Question

Mohan, Sohan and Mahesh are standing in a queue. Mohan’s height is $\dfrac{10}{9}$ of the height of Sohan, Sohan’s height is $\dfrac{3}{4}th$ of the height of Mahesh. If Mahesh’s height is 180cm, find the height of Sohan.

Answer 1

Hint: We start solving this question by converting the given information into equations. First, we write an equation between the height of Mohan and height of Sohan. Then we write another equation between the height of Sohan and the height of Mahesh. Then we substitute the height of the Mahesh in the obtained equation to find the height of Sohan.

Complete step-by-step answer:
We are given that the height of Mohan is $\dfrac{10}{9}th$ of the height of Sohan.
We are also given that the height of Sohan is $\dfrac{3}{4}th$ of the height of Mahesh.
Height of Mahesh is equal to 180cm.
We need to find the height of Sohan.
Let us assume that the height of Sohan is h.
As we are given that the height of Mohan is $\dfrac{10}{9}th$ of the height of Sohan, we can write height of Mohan as,
$\begin{align}
  & \Rightarrow \text{Height of Mohan}=\dfrac{10}{9}\left( \text{Height of Sohan} \right) \\
 & \Rightarrow \text{Height of Mohan}=\dfrac{10}{9}h \\
\end{align}$
As we are given that height of Sohan is $\dfrac{3}{4}th$ of the height of Mahesh, so we can write height of Sohan as,
$\Rightarrow \text{Height of Sohan}=\dfrac{3}{4}\left( \text{Height of Mahesh} \right)$
As we are given that the height of Mahesh is 180cm.

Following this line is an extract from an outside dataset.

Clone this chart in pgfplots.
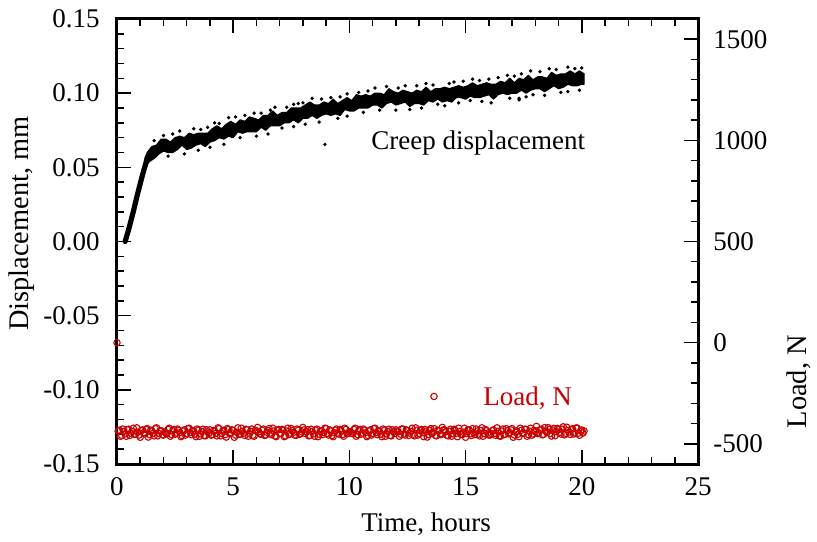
\documentclass[border=0pt]{standalone}
\usepackage{pgfplots}
\pgfplotsset{compat=1.18}
\usepackage{fontspec}
\setmainfont{Liberation Serif}
\definecolor{loadred}{RGB}{204,0,0}
\begin{document}
\fontsize{13.5bp}{16bp}\selectfont
\begin{tikzpicture}
\begin{axis}[
  scale only axis, width=290.5bp, height=222.5bp,
  xmin=0, xmax=25, ymin=-0.15, ymax=0.15,
  axis line style={line width=1.5bp},
  every tick/.style={black, line width=0.75bp},
  major tick length=7bp, minor tick length=3.5bp,
  tick align=inside,
  xtick={0,5,10,15,20,25}, xticklabels={0,5,10,15,20,25},
  minor x tick num=4,
  ytick={-0.15,-0.10,-0.05,0,0.05,0.10,0.15},
  yticklabels={-0.15,-0.10,-0.05,0.00,0.05,0.10,0.15},
  minor y tick num=4,
  xtick pos=both, ytick pos=left,
  xticklabel pos=bottom, yticklabel pos=left,
  yticklabel style={anchor=east, inner sep=0pt, xshift=-8.5bp},
  xticklabel style={anchor=north, inner sep=0pt, yshift=-6.5bp},
  xlabel={Time, hours},
  xlabel style={at={(axis description cs:0.532,-0.1528)}, anchor=base, inner sep=0pt},
  ylabel={Displacement, mm},
  ylabel style={at={(axis description cs:-0.1523,0.54)}, anchor=base, inner sep=0pt, font=\fontsize{14.2bp}{16bp}\selectfont},
  clip=false,
]
% initial loading ramp
\addplot[black, line width=2.6bp, line cap=round] table {
0.35 0.0000
0.50 0.0080
0.70 0.0200
0.90 0.0330
1.10 0.0450
1.30 0.0560
};
% creep displacement scatter band (upper edge, then lower edge back)
\addplot[fill=black, draw=black, line width=0.6bp, line join=round] table {
1.20 0.0560
1.30 0.0600
1.50 0.0640
1.70 0.0650
1.90 0.0690
2.10 0.0690
2.30 0.0670
2.50 0.0700
2.70 0.0710
2.90 0.0700
3.10 0.0730
3.30 0.0720
3.50 0.0730
3.70 0.0730
3.90 0.0730
4.10 0.0760
4.30 0.0780
4.50 0.0760
4.70 0.0790
4.90 0.0810
5.10 0.0790
5.30 0.0820
5.50 0.0810
5.70 0.0840
5.90 0.0830
6.10 0.0820
6.30 0.0850
6.50 0.0850
6.70 0.0880
6.90 0.0850
7.10 0.0870
7.30 0.0870
7.50 0.0900
7.70 0.0900
7.90 0.0900
8.10 0.0920
8.30 0.0940
8.50 0.0920
8.70 0.0920
8.90 0.0940
9.10 0.0930
9.30 0.0960
9.50 0.0930
9.70 0.0950
9.90 0.0970
10.10 0.0950
10.30 0.0990
10.50 0.0980
10.70 0.0990
10.90 0.0980
11.10 0.1000
11.30 0.1000
11.50 0.0990
11.70 0.1030
11.90 0.1010
12.10 0.1000
12.30 0.1020
12.50 0.1010
12.70 0.1000
12.90 0.1020
13.10 0.1010
13.30 0.1040
13.50 0.1010
13.70 0.1030
13.90 0.1030
14.10 0.1040
14.30 0.1030
14.50 0.1040
14.70 0.1050
14.90 0.1040
15.10 0.1050
15.30 0.1070
15.50 0.1050
15.70 0.1060
15.90 0.1070
16.10 0.1060
16.30 0.1060
16.50 0.1080
16.70 0.1070
16.90 0.1100
17.10 0.1070
17.30 0.1100
17.50 0.1090
17.70 0.1120
17.90 0.1090
18.10 0.1110
18.30 0.1110
18.50 0.1100
18.70 0.1140
18.90 0.1120
19.10 0.1130
19.30 0.1130
19.50 0.1150
19.70 0.1130
19.90 0.1150
20.10 0.1130
20.10 0.1060
20.00 0.1060
19.80 0.1050
19.60 0.1050
19.40 0.1060
19.20 0.1040
19.00 0.1030
18.80 0.1050
18.60 0.1030
18.40 0.1010
18.20 0.1030
18.00 0.1030
17.80 0.1020
17.60 0.1000
17.40 0.1020
17.20 0.1000
17.00 0.1000
16.80 0.0990
16.60 0.1000
16.40 0.0990
16.20 0.0960
16.00 0.0990
15.80 0.0980
15.60 0.0970
15.40 0.0970
15.20 0.0980
15.00 0.0960
14.80 0.0970
14.60 0.0970
14.40 0.0940
14.20 0.0950
14.00 0.0940
13.80 0.0960
13.60 0.0940
13.40 0.0950
13.20 0.0920
13.00 0.0930
12.80 0.0930
12.60 0.0910
12.40 0.0940
12.20 0.0930
12.00 0.0920
11.80 0.0940
11.60 0.0930
11.40 0.0900
11.20 0.0920
11.00 0.0920
10.80 0.0900
10.60 0.0900
10.40 0.0900
10.20 0.0880
10.00 0.0880
9.80 0.0890
9.60 0.0850
9.40 0.0860
9.20 0.0850
9.00 0.0860
8.80 0.0850
8.60 0.0830
8.40 0.0850
8.20 0.0830
8.00 0.0830
7.80 0.0800
7.60 0.0820
7.40 0.0800
7.20 0.0800
7.00 0.0780
6.80 0.0780
6.60 0.0780
6.40 0.0750
6.20 0.0770
6.00 0.0740
5.80 0.0740
5.60 0.0740
5.40 0.0730
5.20 0.0740
5.00 0.0700
4.80 0.0710
4.60 0.0690
4.40 0.0700
4.20 0.0680
4.00 0.0670
3.80 0.0640
3.60 0.0660
3.40 0.0650
3.20 0.0630
3.00 0.0620
2.80 0.0650
2.60 0.0620
2.40 0.0600
2.20 0.0600
2.00 0.0610
1.80 0.0590
1.60 0.0560
1.40 0.0540
1.25 0.0510
} -- cycle;
% scattered points of the displacement record around the band
\addplot[only marks, mark=*, mark size=0.65bp, black] table {
2.4 0.0725
3.3 0.0760
4.4 0.0795
5.1 0.0840
5.9 0.0865
6.8 0.0905
7.8 0.0930
8.4 0.0965
9.9 0.0995
11.1 0.1035
12.4 0.1050
13.3 0.1065
14.5 0.1075
15.3 0.1095
16.4 0.1105
17.4 0.1130
18.6 0.1165
19.4 0.1175
20.0 0.1170
2.9 0.0590
4.6 0.0655
7.1 0.0765
9.5 0.0830
12.6 0.0890
14.1 0.0915
15.7 0.0945
17.6 0.0975
19.1 0.1005
1.6 0.0680
2.0 0.0715
2.7 0.0745
3.6 0.0755
3.9 0.0770
4.2 0.0800
4.8 0.0835
5.5 0.0850
6.2 0.0865
6.6 0.0885
7.3 0.0905
7.6 0.0925
8.0 0.0935
8.8 0.0960
9.2 0.0970
9.6 0.0975
10.4 0.1005
10.8 0.1015
11.6 0.1045
12.1 0.1035
12.9 0.1050
13.6 0.1055
14.3 0.1065
14.9 0.1080
15.6 0.1085
16.0 0.1095
16.8 0.1120
17.1 0.1115
17.8 0.1150
18.2 0.1145
18.9 0.1160
19.7 0.1165
2.2 0.0575
3.5 0.0615
4.0 0.0635
5.3 0.0700
6.0 0.0710
6.5 0.0725
7.6 0.0775
8.1 0.0790
8.7 0.0805
9.9 0.0845
10.6 0.0870
11.3 0.0885
12.0 0.0885
13.1 0.0900
13.8 0.0925
14.7 0.0935
15.2 0.0950
16.1 0.0935
16.9 0.0965
17.3 0.0955
17.3 0.0965
17.9 0.0990
18.4 0.0985
19.4 0.1010
19.9 0.1020
};
% legend marker for creep displacement
\addplot[only marks, mark=*, mark size=0.6bp, black] coordinates {(8.95,0.0654)};
\node[anchor=base west, inner sep=0pt] at (axis cs:10.93,0.0620) {Creep displacement};
\end{axis}
\begin{axis}[
  scale only axis, width=290.5bp, height=222.5bp,
  xmin=0, xmax=25, ymin=-600, ymax=1600,
  axis x line=none,
  axis y line*=right,
  axis line style={line width=1.5bp},
  every tick/.style={black, line width=0.75bp},
  major tick length=7bp, minor tick length=3.5bp,
  tick align=inside,
  ytick={-500,0,500,1000,1500},
  yticklabels={-500,0,500,1000,1500},
  minor y tick num=4,
  yticklabel style={anchor=west, inner sep=0pt, xshift=7.5bp},
  ylabel={Load, N},
  ylabel style={at={(axis description cs:1.186,0.185)}, anchor=base, inner sep=0pt, font=\fontsize{14.2bp}{16bp}\selectfont},
  clip=false,
]
\addplot[only marks, mark=o, mark size=1.6bp, mark options={draw=loadred, line width=0.55bp}] table {
0.0 0
0.1 -433
0.2 -458
0.3 -438
0.4 -463
0.5 -428
0.6 -448
0.7 -423
0.8 -453
0.9 -443
1.0 -468
1.1 -431
1.2 -451
1.3 -425
1.4 -455
1.5 -437
1.6 -461
1.7 -421
1.8 -449
1.9 -435
2.0 -457
2.1 -447
2.2 -429
2.3 -463
2.4 -435
2.5 -453
2.6 -427
2.7 -445
2.8 -459
2.9 -431
3.0 -449
3.1 -423
3.2 -455
3.3 -439
3.4 -465
3.5 -433
3.6 -451
3.7 -428
3.8 -461
3.9 -441
4.0 -431
4.1 -455
4.2 -437
4.3 -461
4.4 -425
4.5 -449
4.6 -433
4.7 -467
4.8 -429
4.9 -445
5.0 -435
5.1 -457
5.2 -421
5.3 -453
5.4 -439
5.5 -459
5.6 -431
5.7 -451
5.8 -427
5.9 -463
6.0 -437
6.1 -441
6.2 -453
6.3 -427
6.4 -457
6.5 -435
6.6 -447
6.7 -423
6.8 -461
6.9 -433
7.0 -449
7.1 -429
7.2 -465
7.3 -437
7.4 -455
7.5 -425
7.6 -443
7.7 -459
7.8 -433
7.9 -451
8.0 -419
8.1 -449
8.2 -431
8.3 -459
8.4 -439
8.5 -463
8.6 -427
8.7 -453
8.8 -435
8.9 -445
9.0 -425
9.1 -457
9.2 -437
9.3 -465
9.4 -433
9.5 -447
9.6 -429
9.7 -455
9.8 -423
9.9 -451
10.0 -441
10.1 -447
10.2 -429
10.3 -463
10.4 -435
10.5 -453
10.6 -427
10.7 -445
10.8 -459
10.9 -431
11.0 -449
11.1 -423
11.2 -455
11.3 -439
11.4 -465
11.5 -433
11.6 -451
11.7 -428
11.8 -461
11.9 -441
12.0 -431
12.1 -441
12.2 -453
12.3 -427
12.4 -457
12.5 -435
12.6 -447
12.7 -423
12.8 -461
12.9 -433
13.0 -449
13.1 -429
13.2 -465
13.3 -437
13.4 -455
13.5 -425
13.6 -443
13.7 -459
13.8 -433
13.9 -451
14.0 -419
14.1 -433
14.2 -458
14.3 -438
14.4 -463
14.5 -428
14.6 -448
14.7 -423
14.8 -453
14.9 -443
15.0 -468
15.1 -431
15.2 -451
15.3 -425
15.4 -455
15.5 -437
15.6 -461
15.7 -421
15.8 -449
15.9 -435
16.0 -457
16.1 -449
16.2 -431
16.3 -459
16.4 -439
16.5 -463
16.6 -427
16.7 -453
16.8 -435
16.9 -445
17.0 -425
17.1 -457
17.2 -437
17.3 -465
17.4 -433
17.5 -447
17.6 -429
17.7 -455
17.8 -423
17.9 -451
18.0 -441
18.1 -450
18.2 -432
18.3 -456
18.4 -420
18.5 -444
18.6 -428
18.7 -462
18.8 -424
18.9 -440
19.0 -430
19.1 -452
19.2 -416
19.3 -448
19.4 -434
19.5 -454
19.6 -426
19.7 -446
19.8 -422
19.9 -458
20.0 -432
20.1 -437
};
\addplot[only marks, mark=o, mark size=1.6bp, mark options={draw=loadred, line width=0.55bp}] table {
0.05 -437
0.15 -463
0.25 -427
0.35 -451
0.45 -431
0.55 -459
0.65 -439
0.75 -453
0.85 -421
0.95 -457
1.05 -435
1.15 -445
1.25 -429
1.35 -467
1.45 -433
1.55 -449
1.65 -425
1.75 -461
1.85 -437
1.95 -455
2.05 -441
2.15 -451
2.25 -423
2.35 -455
2.45 -429
2.55 -447
2.65 -433
2.75 -465
2.85 -437
2.95 -457
3.05 -425
3.15 -445
3.25 -435
3.35 -453
3.45 -427
3.55 -463
3.65 -439
3.75 -459
3.85 -431
3.95 -449
4.05 -457
4.15 -435
4.25 -449
4.35 -421
4.45 -461
4.55 -437
4.65 -455
4.75 -425
4.85 -451
4.95 -431
5.05 -468
5.15 -443
5.25 -453
5.35 -423
5.45 -448
5.55 -428
5.65 -463
5.75 -438
5.85 -458
5.95 -433
6.05 -419
6.15 -451
6.25 -433
6.35 -459
6.45 -443
6.55 -425
6.65 -455
6.75 -437
6.85 -465
6.95 -429
7.05 -449
7.15 -433
7.25 -461
7.35 -423
7.45 -447
7.55 -435
7.65 -457
7.75 -427
7.85 -453
7.95 -441
8.05 -431
8.15 -441
8.25 -461
8.35 -428
8.45 -451
8.55 -433
8.65 -465
8.75 -439
8.85 -455
8.95 -423
9.05 -449
9.15 -431
9.25 -459
9.35 -445
9.45 -427
9.55 -453
9.65 -435
9.75 -463
9.85 -429
9.95 -447
10.05 -441
10.15 -451
10.25 -423
10.35 -455
10.45 -429
10.55 -447
10.65 -433
10.75 -465
10.85 -437
10.95 -457
11.05 -425
11.15 -445
11.25 -435
11.35 -453
11.45 -427
11.55 -463
11.65 -439
11.75 -459
11.85 -431
11.95 -449
12.05 -437
12.15 -463
12.25 -427
12.35 -451
12.45 -431
12.55 -459
12.65 -439
12.75 -453
12.85 -421
12.95 -457
13.05 -435
13.15 -445
13.25 -429
13.35 -467
13.45 -433
13.55 -449
13.65 -425
13.75 -461
13.85 -437
13.95 -455
14.05 -431
14.15 -441
14.25 -461
14.35 -428
14.45 -451
14.55 -433
14.65 -465
14.75 -439
14.85 -455
14.95 -423
15.05 -449
15.15 -431
15.25 -459
15.35 -445
15.45 -427
15.55 -453
15.65 -435
15.75 -463
15.85 -429
15.95 -447
16.05 -457
16.15 -435
16.25 -449
16.35 -421
16.45 -461
16.55 -437
16.65 -455
16.75 -425
16.85 -451
16.95 -431
17.05 -468
17.15 -443
17.25 -453
17.35 -423
17.45 -448
17.55 -428
17.65 -463
17.75 -438
17.85 -458
17.95 -433
18.05 -414
18.15 -446
18.25 -428
18.35 -454
18.45 -438
18.55 -420
18.65 -450
18.75 -432
18.85 -460
18.95 -424
19.05 -444
19.15 -428
19.25 -456
19.35 -418
19.45 -442
19.55 -430
19.65 -452
19.75 -422
19.85 -448
19.95 -436
20.05 -447
};
% legend marker for load
\addplot[only marks, mark=o, mark size=1.6bp, mark options={draw=loadred, line width=0.55bp}] coordinates {(13.64,-266)};
\node[anchor=base west, inner sep=0pt, text=loadred] at (axis cs:15.75,-310) {Load, N};
\end{axis}
\pgfresetboundingbox
\path[use as bounding box] ([xshift=-58.5bp,yshift=-39bp]current axis.south west) rectangle ([xshift=59.5bp,yshift=9.5bp]current axis.north east);
\end{tikzpicture}
\end{document}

So, by substituting the value of height of Mahesh in the above equation (1), we get
$\begin{align}
  & \Rightarrow h=\dfrac{3}{4}\left( 180 \right) \\
 & \Rightarrow h=3\times 45 \\
 & \Rightarrow h=135 \\
\end{align}$
So, we get that h is equal to 135cm.
Hence, we get that the height of Sohan is equal to 135cm.
Hence, the answer is 135cm.

Note: The common mistake that one does while solving this type of problem is one might take the equations wrong as
$\Rightarrow \text{Height of Sohan}=\dfrac{10}{9}\left( \text{Height of Mohan} \right)$
$\Rightarrow \text{Height of Mahesh}=\dfrac{3}{4}\left( \text{Height of Sohan} \right)$
So, one should carefully read and understand the given statements before converting them into equations.